Some Kind of Hero

Some Kind of Hero.
Paramount Pictures 1982.

Before watching the movie:

The first brief summations I read for this just say that the character is a veteran having a hard time coming home and getting into “trouble”. Which also describes First Blood. A slightly more involved summary mentioned that he ends up in a criminal heist for the mob, which I can certainly see being played for laughs or drama, and in fact, the book this is based on was a serious drama, but this is a dramedy because the studio insisted that Richard Pryor do comedic scenes. I think it will be interesting to see Pryor do as much drama as the suits will allow him to.

After watching the movie:

Eddie Keller gets captured in Vietnam in 1967 and spends six years in a POW camp holding out against Viet Cong abuses, denied any letters in or out, and refusing to sign the war crimes confession statement they keep pressing on him for better treatment. Near the end of the war, when his friend and cellmate Vinnie gets put in the solitary hotbox for so long he gets fatally sick, Eddie finally offers to sign in return for getting medical treatment. One of the last POWs out, Eddie learns on the plane home from his Veteran’s Affairs handler Col. Powers that he’s a father of a girl his wife had shortly after he shipped out. After receiving a hero’s welcome at home, Eddie is reunited with his wife, who confesses to him that she became involved with another man while Eddie was away, and moreover, she and the other man tried to expand Eddie’s bookstore and bankrupted it. And that Eddie’s mother had a stroke and is in an expensive convalescent home. Soon thereafter, the back pay Eddie was supposed to get is tied up in red tape long enough that the army finds out about Eddie’s signed confession, creating an even bigger delay. Having lost his family and his business and unable to get a job, the money he was promised, or even a bank loan, there aren’t many more options left to Eddie within the system. But when the bank he’s trying to get a loan at gets held up by some out of luck vets, Eddie starts to get some ideas of his own.

“Heist” was a bit of a stretch, and “for the mob” is only 2/3rds correct. Vinnie gets involved with mafiosos, but he’s never working for them. It’s also only in the third act. The story is not the heist, the heist is the climax of the story about the misfortunes of a Vietnam soldier. Where First Blood was mostly about mental illness and the scars of being tortured as a POW as seen by a man whom the system had already failed (John Rambo is a vagrant at the beginning of the story), this is more about the practical experience of being actively failed by the system.
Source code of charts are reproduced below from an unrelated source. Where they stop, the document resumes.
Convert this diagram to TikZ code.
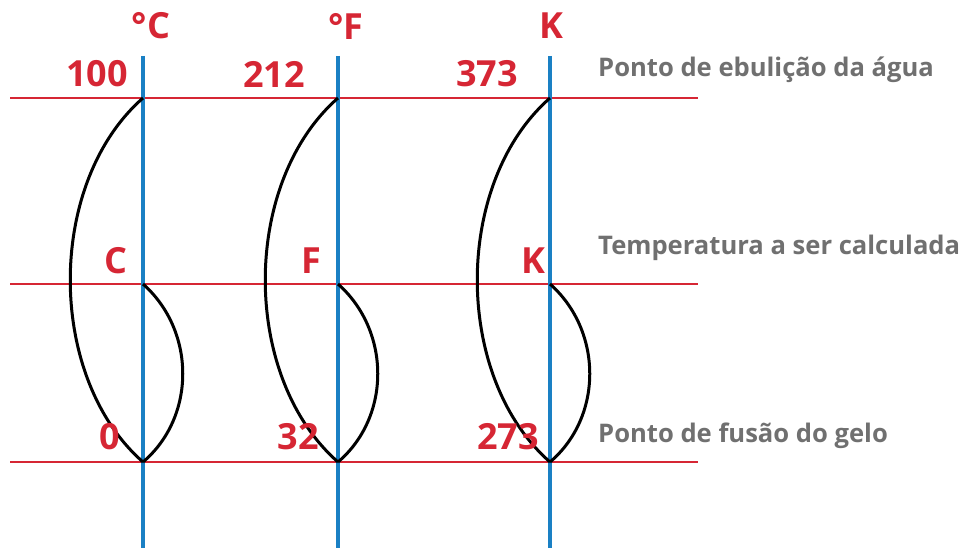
\documentclass[tikz,border=0pt]{standalone}
\usepackage{fontspec}
\setmainfont{Open Sans}
\definecolor{tred}{RGB}{214,38,52}
\definecolor{tblue}{RGB}{26,128,196}
\definecolor{tgray}{RGB}{112,112,112}
\begin{document}
\begin{tikzpicture}[x=1pt,y=-1pt,
  hline/.style={draw=tred,line width=1.8pt},
  vline/.style={draw=tblue,line width=4.5pt},
  arc/.style={draw=black,line width=3pt},
  lab/.style={text=tred,font=\fontsize{36}{36}\selectfont\bfseries,inner sep=0pt},
  desc/.style={text=tgray,font=\fontsize{25.6}{25.6}\selectfont\bfseries,inner sep=0pt,anchor=west}]
\useasboundingbox[fill=white] (0,0) rectangle (960,548);
% horizontal red lines
\coordinate (h1l) at (10,98);  \coordinate (h1r) at (698,98);
\coordinate (h2l) at (10,284); \coordinate (h2r) at (698,284);
\coordinate (h3l) at (10,462); \coordinate (h3r) at (698,462);
\draw[hline] (h1l) -- (h1r);
\draw[hline] (h2l) -- (h2r);
\draw[hline] (h3l) -- (h3r);
% columns
\foreach \n/\x in {c/143,f/338,k/550}{
  \coordinate (\n top) at (\x,56);
  \coordinate (\n bot) at (\x,548);
  \coordinate (\n a) at (\x,98);
  \coordinate (\n b) at (\x,284);
  \coordinate (\n c) at (\x,462);
  \draw[vline] (\n top) -- (\n bot);
  \draw[arc] (\n a) .. controls +(-97,85) and +(-97,-85) .. (\n c);
  \draw[arc] (\n b) .. controls +(53,47) and +(53,-45) .. (\n c);
}
% labels
\node[lab] (uc) at (151,26) {°C};
\node[lab] (uf) at (346,26) {°F};
\node[lab] (uk) at (551,26) {K};
\node[lab] (c100) at (97,74) {100};
\node[lab] (f212) at (274,74) {212};
\node[lab] (k373) at (487,74) {373};
\node[lab] (cC) at (116,261) {C};
\node[lab] (fF) at (311,261) {F};
\node[lab] (kK) at (533,261) {K};
\node[lab] (c0) at (110,437) {0};
\node[lab] (f32) at (298,437) {32};
\node[lab] (k273) at (508,437) {273};
\node[desc] (d1) at (598,70) {Ponto de ebulição da água};
\node[desc] (d2) at (598,248) {Temperatura a ser calculada};
\node[desc] (d3) at (598,436) {Ponto de fusão do gelo};
\end{tikzpicture}
\end{document}
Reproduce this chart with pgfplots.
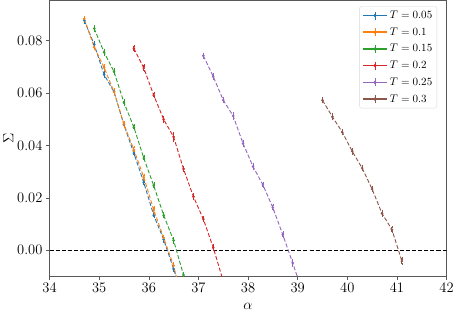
\documentclass[border=0pt]{standalone}
\usepackage{pgfplots}
\pgfplotsset{compat=1.18}
\definecolor{tabblue}{RGB}{31,119,180}
\definecolor{taborange}{RGB}{255,127,14}
\definecolor{tabgreen}{RGB}{44,160,44}
\definecolor{tabred}{RGB}{214,39,40}
\definecolor{tabpurple}{RGB}{148,103,189}
\definecolor{tabbrown}{RGB}{140,86,75}
\pgfplotsset{
  ebar/.style={only marks, mark=*, mark size=1.1pt, forget plot,
    error bars/y dir=both, error bars/y explicit, error bars/error mark=-,
    error bars/error bar style={line width=0.9pt},
    error bars/error mark options={mark size=1.6pt, line width=0.9pt}},
  dline/.style={dash pattern=on 4pt off 2pt, line width=0.9pt, forget plot, no marks},
  legimg/.style={legend image code/.code={
    \draw[solid, line width=1.5pt] (0cm,0cm) -- (0.85cm,0cm);
    \draw[solid, line width=1pt] (0.425cm,-0.14cm) -- (0.425cm,0.14cm);
    \fill (0.425cm,0cm) circle (1.4pt);
  }},
}
\begin{document}
\begin{tikzpicture}
\begin{axis}[
  scale only axis, width=394pt, height=274pt,
  xmin=34, xmax=42, ymin=-0.0100, ymax=0.0954,
  xtick={34,35,...,42},
  ytick={0,0.02,0.04,0.06,0.08},
  yticklabel style={/pgf/number format/.cd, fixed, fixed zerofill, precision=2},
  scaled y ticks=false,
  tick align=outside, xtick pos=bottom, ytick pos=left,
  major tick length=3.5pt,
  axis line style={black!65},
  every tick/.style={black!65},
  tick label style={font=\fontsize{14.5}{16}\selectfont},
  xlabel={$\alpha$}, ylabel={$\Sigma$},
  label style={font=\fontsize{15}{17}\selectfont},
  xlabel style={yshift=-4pt},
  ylabel style={yshift=-3pt},
  legend style={at={(0.976,0.978)}, anchor=north east, font=\fontsize{10.5}{12}\selectfont, draw=black!15, rounded corners=2pt, inner sep=2.5pt, row sep=3.6pt},
  legend cell align=left,
]
\addplot[black, dash pattern=on 4pt off 2pt, line width=0.8pt, forget plot] coordinates {(34,0) (42,0)};

% T = 0.05
\addplot[tabblue, dline] coordinates {(34.7,0.0877) (34.9,0.0785) (35.1,0.0670) (35.3,0.0604) (35.5,0.0478) (35.7,0.0370) (35.9,0.0258) (36.1,0.0133) (36.3,0.0041) (36.5,-0.0072) (36.56,-0.0105)};
\addplot[tabblue, ebar, mark options={tabblue}, error bars/error bar style={tabblue}, error bars/error mark options={tabblue}] coordinates {(34.7,0.0877) +- (0,0.0008) (34.9,0.0785) +- (0,0.0008) (35.1,0.0670) +- (0,0.0008) (35.3,0.0604) +- (0,0.0008) (35.5,0.0478) +- (0,0.0008) (35.7,0.0370) +- (0,0.0008) (35.9,0.0258) +- (0,0.0008) (36.1,0.0133) +- (0,0.0008) (36.3,0.0041) +- (0,0.0008) (36.5,-0.0072) +- (0,0.0008)};

% T = 0.1
\addplot[taborange, dline] coordinates {(34.7,0.0883) (34.9,0.0775) (35.1,0.0697) (35.3,0.0604) (35.5,0.0480) (35.7,0.0383) (35.9,0.0278) (36.1,0.0153) (36.3,0.0047) (36.5,-0.0059) (36.56,-0.0105)};
\addplot[taborange, ebar, mark options={taborange}, error bars/error bar style={taborange}, error bars/error mark options={taborange}] coordinates {(34.7,0.0883) +- (0,0.0008) (34.9,0.0775) +- (0,0.0008) (35.1,0.0697) +- (0,0.0010) (35.3,0.0604) +- (0,0.0010) (35.5,0.0480) +- (0,0.0008) (35.7,0.0383) +- (0,0.0010) (35.9,0.0278) +- (0,0.0010) (36.1,0.0153) +- (0,0.0010) (36.3,0.0047) +- (0,0.0008) (36.5,-0.0059) +- (0,0.0010)};

% T = 0.15
\addplot[tabgreen, dline] coordinates {(34.9,0.0846) (35.1,0.0755) (35.3,0.0681) (35.5,0.0563) (35.7,0.0469) (35.9,0.0351) (36.1,0.0246) (36.3,0.0133) (36.5,0.0037) (36.7,-0.0095) (36.71,-0.0105)};
\addplot[tabgreen, ebar, mark options={tabgreen}, error bars/error bar style={tabgreen}, error bars/error mark options={tabgreen}] coordinates {(34.9,0.0846) +- (0,0.0008) (35.1,0.0755) +- (0,0.0010) (35.3,0.0681) +- (0,0.0010) (35.5,0.0563) +- (0,0.0010) (35.7,0.0469) +- (0,0.0008) (35.9,0.0351) +- (0,0.0008) (36.1,0.0246) +- (0,0.0008) (36.3,0.0133) +- (0,0.0008) (36.5,0.0037) +- (0,0.0010) (36.7,-0.0095) +- (0,0.0008)};

% T = 0.2
\addplot[tabred, dline] coordinates {(35.7,0.0770) (35.9,0.0695) (36.1,0.0591) (36.3,0.0499) (36.5,0.0432) (36.7,0.0310) (36.9,0.0204) (37.1,0.0118) (37.3,0.0009) (37.48,-0.0105)};
\addplot[tabred, ebar, mark options={tabred}, error bars/error bar style={tabred}, error bars/error mark options={tabred}] coordinates {(35.7,0.0770) +- (0,0.0010) (35.9,0.0695) +- (0,0.0010) (36.1,0.0591) +- (0,0.0008) (36.3,0.0499) +- (0,0.0008) (36.5,0.0432) +- (0,0.0015) (36.7,0.0310) +- (0,0.0008) (36.9,0.0204) +- (0,0.0008) (37.1,0.0118) +- (0,0.0008) (37.3,0.0009) +- (0,0.0010)};

% T = 0.25
\addplot[tabpurple, dline] coordinates {(37.1,0.0742) (37.3,0.0662) (37.5,0.0573) (37.7,0.0512) (37.9,0.0407) (38.1,0.0319) (38.3,0.0249) (38.5,0.0162) (38.7,0.0059) (38.9,-0.0049) (39.0,-0.0105)};
\addplot[tabpurple, ebar, mark options={tabpurple}, error bars/error bar style={tabpurple}, error bars/error mark options={tabpurple}] coordinates {(37.1,0.0742) +- (0,0.0008) (37.3,0.0662) +- (0,0.0008) (37.5,0.0573) +- (0,0.0008) (37.7,0.0512) +- (0,0.0010) (37.9,0.0407) +- (0,0.0008) (38.1,0.0319) +- (0,0.0008) (38.3,0.0249) +- (0,0.0008) (38.5,0.0162) +- (0,0.0010) (38.7,0.0059) +- (0,0.0008) (38.9,-0.0049) +- (0,0.0010)};

% T = 0.3
\addplot[tabbrown, dline] coordinates {(39.5,0.0572) (39.7,0.0509) (39.9,0.0450) (40.1,0.0377) (40.3,0.0313) (40.5,0.0233) (40.7,0.0140) (40.9,0.0078) (41.1,-0.0042)};
\addplot[tabbrown, ebar, mark options={tabbrown}, error bars/error bar style={tabbrown}, error bars/error mark options={tabbrown}] coordinates {(39.5,0.0572) +- (0,0.0008) (39.7,0.0509) +- (0,0.0010) (39.9,0.0450) +- (0,0.0008) (40.1,0.0377) +- (0,0.0008) (40.3,0.0313) +- (0,0.0008) (40.5,0.0233) +- (0,0.0008) (40.7,0.0140) +- (0,0.0008) (40.9,0.0078) +- (0,0.0010) (41.1,-0.0042) +- (0,0.0010)};

\addlegendimage{tabblue, legimg}\addlegendentry{$T = 0.05$}
\addlegendimage{taborange, legimg}\addlegendentry{$T = 0.1$}
\addlegendimage{tabgreen, legimg}\addlegendentry{$T = 0.15$}
\addlegendimage{tabred, legimg}\addlegendentry{$T = 0.2$}
\addlegendimage{tabpurple, legimg}\addlegendentry{$T = 0.25$}
\addlegendimage{tabbrown, legimg}\addlegendentry{$T = 0.3$}
\end{axis}
\end{tikzpicture}
\end{document}
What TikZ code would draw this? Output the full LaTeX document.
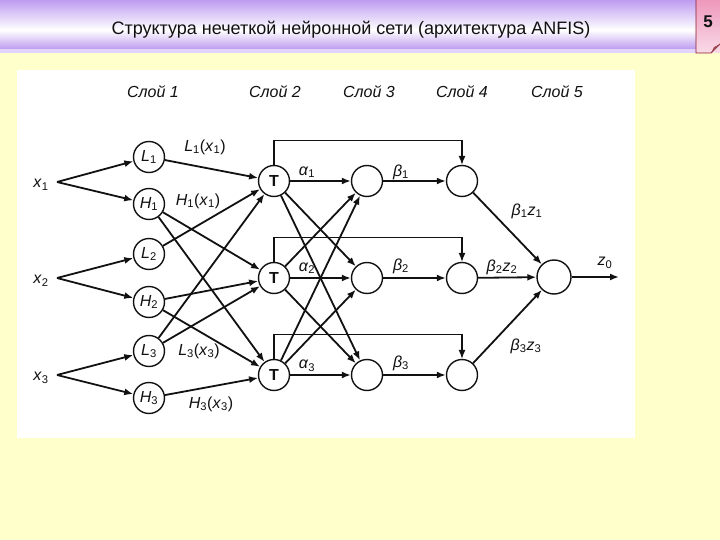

I think everything after Eddie returns home happens over the course of a week. Maybe from the mixed tone, the mental trauma is downplayed here. There’s a scene where a dental technician can’t get Eddie to wake up and the Asian-American doctor wakes him by turning on a drill and waving it at his face, and I thought there was going to be a flashback moment where Eddie is scared awake and looks up and sees a face not unlike his tormentors and panics, but it’s just a haha funny moment where he grumbles about being awakened.

I wouldn’t call Pryor’s performance high drama, but he proves himself more than a funnyman here. He conveys serious frustration and despair well, and can show tense, muted fear when needed. But I don’t think he ever reaches a completely raw moment, or has a memorable serious line delivery. That could be from direction and executive intervention, but he’s certainly doing his best to respect the material when he’s allowed to.

Unfortunately, I don’t have all that much to say about Eddie’s new girlfriend, Toni. Toni picks him up at a bar, recognizing him as a good guy down on his luck and there’s a bit of a spark between them, so she asks him out. And then Eddie finds out she’s the most expensive prostitute who frequents the bar. They end up going out anyway, but it’s a constant point of tension between them.

Even though the comedy is subdued and the drama is kept from being too up close, I don’t feel like the tone is uneven or that the story is done a disservice by having funny bits. The comedy doesn’t come from the tone, it usually comes from Eddie making wisecracks in order to keep from breaking down, so it humanizes him in a way. Rambo is (more in the sequels) the man we want to be in adversity, but Eddie is the man we probably become.